Other Assets             F                  Long Term Debt             P
                                                                       
Fixed Assets at Cost     G                  Capital Stock              Q
Accumulated Depreciation H                  Retain Earning             R
------------------------------              ----------------------------------
Net Fixed Assets         I = G - H          Shareholders' Equity       S = Q + R

Total Assets             J = E + F + I      Total Liabilities & Equity T = O + P + S
==============================              ===================================


Because the terms of the Balance Sheet are very straight forward, I only provide a few highlights and some simple explainations.
Explainations and Highlights:
Code:
A. Cash:                Cash.
B. Account Receivable:  The colloection rights to its customer who had received goods but not yet paid.
C. Inventory:           includes Raw material inventory,
                                 Working-in-progress inventory,
                                 Finished goods inventory.
D. Prepaid Expense:     bills were paid, but services are not yet received.
E. Current Assets Cycle:
    Cash buys Inventory -> Inventory sold becomes Account Receivable
      ^                                                  |                         
      |                                                  V
      |                                Account Receivable upon collection becomes Cash
      |                                                                             |
      |-----------------------------------------------------------------------------|
   
F. Other Assets:        Not current assets, not fixed assets, includes intangible
                        assets, such as a patent or a brand name.  They are valued by   
                        management, might be very arbitrary.
G. Fixed Assets:        PP & E (Property, plant and equipments.)
H. Depreciation:        spreading the cost of aquiring the asset over the asset's useful
                        life.  It will lower the profit but not cash.
I. Net Fixed Assets:    is NOT necessarily relate to an actual decrease in value. 
                        Some even appreciation in value.

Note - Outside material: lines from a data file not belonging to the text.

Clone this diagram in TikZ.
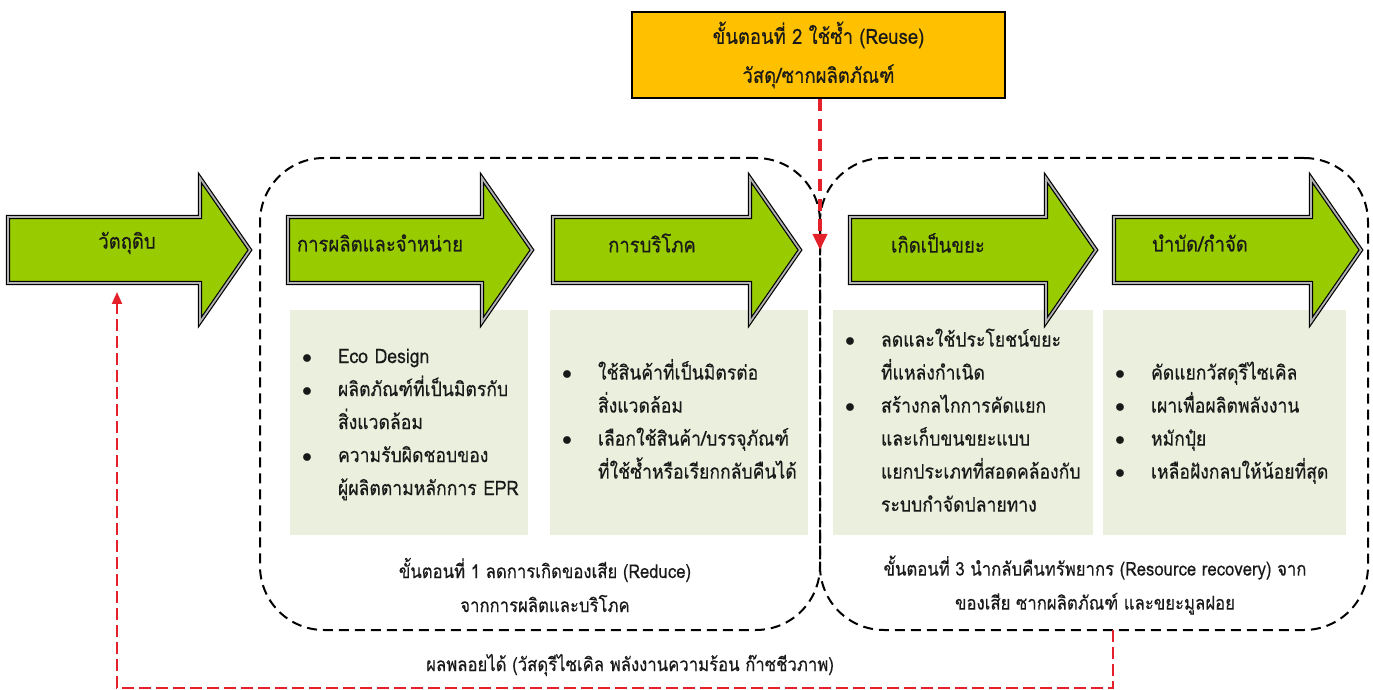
\documentclass[tikz,border=0pt]{standalone}
\usepackage{fontspec}
\setmainfont[Script=Thai,FakeStretch=0.88,FakeBold=0.4]{Loma}
\usetikzlibrary{arrows.meta}
\definecolor{agreen}{RGB}{153,204,0}
\definecolor{boxbg}{RGB}{235,240,222}
\definecolor{gold}{RGB}{255,192,0}
\definecolor{rline}{RGB}{228,32,42}
\definecolor{txt}{RGB}{25,25,25}
\begin{document}
\begin{tikzpicture}[x=0.5pt,y=-0.5pt,
  garrow/.style={fill=agreen, draw=black, line width=0.6pt, double=gray!60, double distance=0.9pt, line join=miter},
  alabel/.style={font=\fontsize{10.5}{13}\selectfont, text=txt, inner sep=0pt},
  stagebox/.style={draw=black, dashed, dash pattern=on 5pt off 3pt, line width=1pt, rounded corners=32pt, minimum height=236pt},
  listbox/.style={fill=boxbg, minimum height=112.5pt, inner xsep=6pt, inner ysep=0pt, align=left, font=\fontsize{10}{16.5}\selectfont, text=txt},
  caption/.style={font=\fontsize{9.5}{17}\selectfont, text=txt, align=center, inner sep=0pt},
  reuseline/.style={draw=rline, line width=1.8pt, dash pattern=on 6pt off 4pt},
  loopline/.style={draw=rline, line width=1pt, dash pattern=on 6pt off 2.5pt},
]
\useasboundingbox (0,0) rectangle (1373,690);
\newcommand\bl{$\bullet$}
% stage frames
\node[stagebox, minimum width=280pt] (stage1) at (540,394) {};
\node[stagebox, minimum width=274pt] (stage3) at (1094,394) {};
% list boxes
\node[listbox, text width=107pt] (b1) at (409,422.5) {%
\begin{tabular}{@{}l@{\hspace{13pt}}l@{}}
\bl & Eco Design\\
\bl & ผลิตภัณฑ์ที่เป็นมิตรกับ\\
    & สิ่งแวดล้อม\\
\bl & ความรับผิดชอบของ\\
    & ผู้ผลิตตามหลักการ EPR
\end{tabular}};
\node[listbox, text width=117pt] (b2) at (679,422.5) {%
\begin{tabular}{@{}l@{\hspace{13pt}}l@{}}
\bl & ใช้สินค้าที่เป็นมิตรต่อ\\
    & สิ่งแวดล้อม\\
\bl & เลือกใช้สินค้า/บรรจุภัณฑ์\\
    & ที่ใช้ซ้ำหรือเรียกกลับคืนได้
\end{tabular}};
\node[listbox, text width=118pt] (b3) at (963,422.5) {%
\begin{tabular}{@{}l@{\hspace{13pt}}l@{}}
\bl & ลดและใช้ประโยชน์ขยะ\\
    & ที่แหล่งกำเนิด\\
\bl & สร้างกลไกการคัดแยก\\
    & และเก็บขนขยะแบบ\\
    & แยกประเภทที่สอดคล้องกับ\\
    & ระบบกำจัดปลายทาง
\end{tabular}};
\node[listbox, text width=109.5pt] (b4) at (1224.5,422.5) {%
\begin{tabular}{@{}l@{\hspace{13pt}}l@{}}
\bl & คัดแยกวัสดุรีไซเคิล\\
\bl & เผาเพื่อผลิตพลังงาน\\
\bl & หมักปุ๋ย\\
\bl & เหลือฝังกลบให้น้อยที่สุด
\end{tabular}};
% green arrows
\draw[garrow] (8,217) -- (200,217) -- (200,178) -- (250,250) -- (200,322) -- (200,283) -- (8,283) -- cycle;
\node[alabel] (a1) at (127,243) {วัตถุดิบ};
\draw[garrow] (288,217) -- (482,217) -- (482,178) -- (532,250) -- (482,322) -- (482,283) -- (288,283) -- cycle;
\node[alabel] (a2) at (380,243) {การผลิตและจำหน่าย};
\draw[garrow] (553,217) -- (750,217) -- (750,178) -- (800,250) -- (750,322) -- (750,283) -- (553,283) -- cycle;
\node[alabel] (a3) at (652,243) {การบริโภค};
\draw[garrow] (850,217) -- (1046,217) -- (1046,178) -- (1096,250) -- (1046,322) -- (1046,283) -- (850,283) -- cycle;
\node[alabel] (a4) at (938,243) {เกิดเป็นขยะ};
\draw[garrow] (1114,217) -- (1311,217) -- (1311,178) -- (1361,250) -- (1311,322) -- (1311,283) -- (1114,283) -- cycle;
\node[alabel] (a5) at (1200,243) {บำบัด/กำจัด};
% reuse box
\node[fill=gold, draw=black, line width=1pt, minimum width=186.5pt, minimum height=43pt, align=center,
      font=\fontsize{10.5}{19.5}\selectfont, text=txt] (reuse) at (818.5,55)
  {ขั้นตอนที่ 2 ใช้ซ้ำ (Reuse)\\ วัสดุ/ซากผลิตภัณฑ์};
\coordinate (meet) at (820,250);
\draw[reuseline, -{Triangle[length=8pt,width=7pt]}] (reuse.south -| meet) -- (meet);
% captions
\node[caption] (c1) at (545,585) {ขั้นตอนที่ 1 ลดการเกิดของเสีย (Reduce)\\ จากการผลิตและบริโภค};
\node[caption] (c3) at (1095,585) {ขั้นตอนที่ 3 นำกลับคืนทรัพยากร (Resource recovery) จาก\\ ของเสีย ซากผลิตภัณฑ์ และขยะมูลฝอย};
% by-product loop
\coordinate (fbs) at (1113,630);
\coordinate (fbe) at (117,292);
\draw[loopline, -{Triangle[length=6pt,width=5pt]}] (fbs) -- (1113,688) -- (117,688) -- (fbe);
\node[caption] (fb) at (630,665) {ผลพลอยได้ (วัสดุรีไซเคิล พลังงานความร้อน ก๊าซชีวภาพ)};
\end{tikzpicture}
\end{document}
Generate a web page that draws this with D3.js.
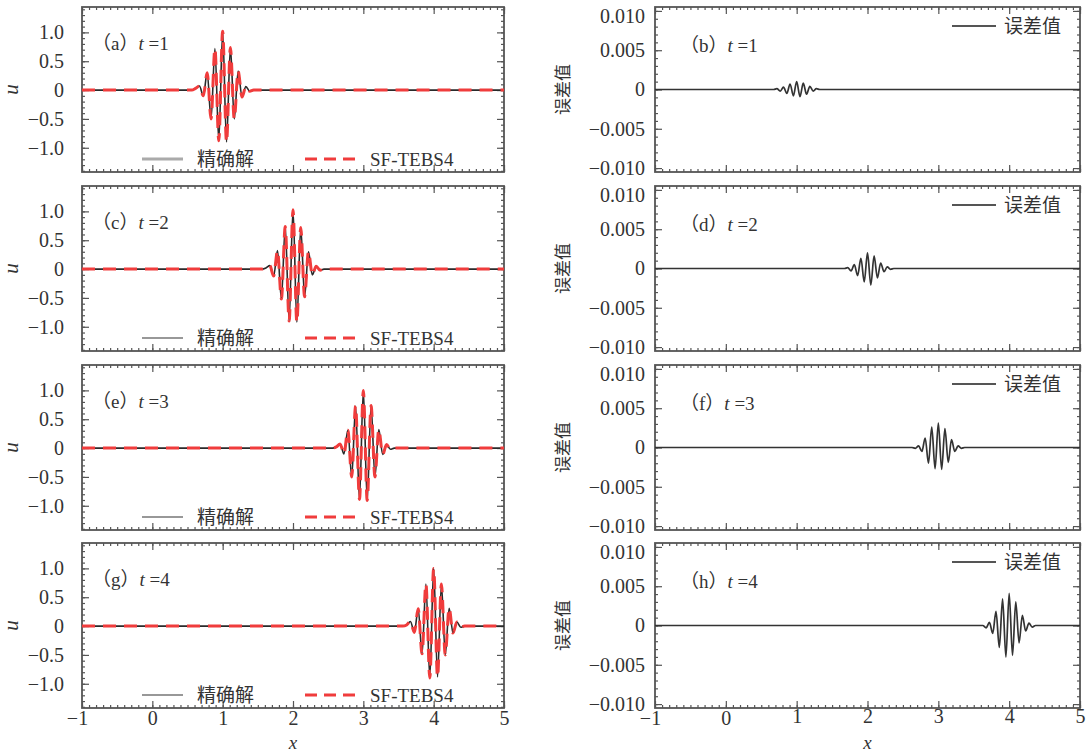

K. Account payable:     debts to suppliers or service provider.
L. Accured Expenses:    salaries, interests and so on
M. Current Portion of Debt: Loan < 12 month + current portion of long term loan (> 12 month).
N. Income Taxes Payable:    Taxes;
O. Current Liabilities:
    Current Assets - Current Liabilities = Working Capital (Net Current Assets)
    The higher the working capital a company has, the easier for the company to pay its financial obiligations.
S. Shareholders' Equity: companies value left to its owners.
    Shareholders' Equity = Total Assets - Total Liabilities;
    Consists of 2 parts:
    1. Q. Capital Stock.      Original investment.
    2. R. Retained Eairnings: All earning retained, not paid out dividends.
   
    To increase Shareholders' Equity, either company makes profits (increasing R), or sells new stocks (increasing Q).


What can we get from the Balance Sheet ALONE ?

The messure of short term financial strength.
Code:
Current Ratio = Current Assets / Current Liabilities = E / O
Quick Ratio = (Cash + Receivables) / Current Liablities = (A + B) / O

In general, CR > 2 is considered good. The company has a financial cushion for the short term bills.
Quick Ratio is more conservative measure of liquidity than the current ratio.

The messure of Leverage.
Code:
Debt to Equity = (Current + Longterm Debt)/ Shareholders' Equity = (M + P) / S
Debt Ratio = (Current + Longterm Debt)/ Total Assets = (M + P) / J

The leverage is the use of others' money to generate profits for yourself.
A low level of debt relative to equity will give the lenders more comfort that loan will be repaid (if things go bad).
Debt Ration is a messure of operating leverage.
These ratios can be used in comparisons across similar competitors to see if the company we are interested in is in a good position.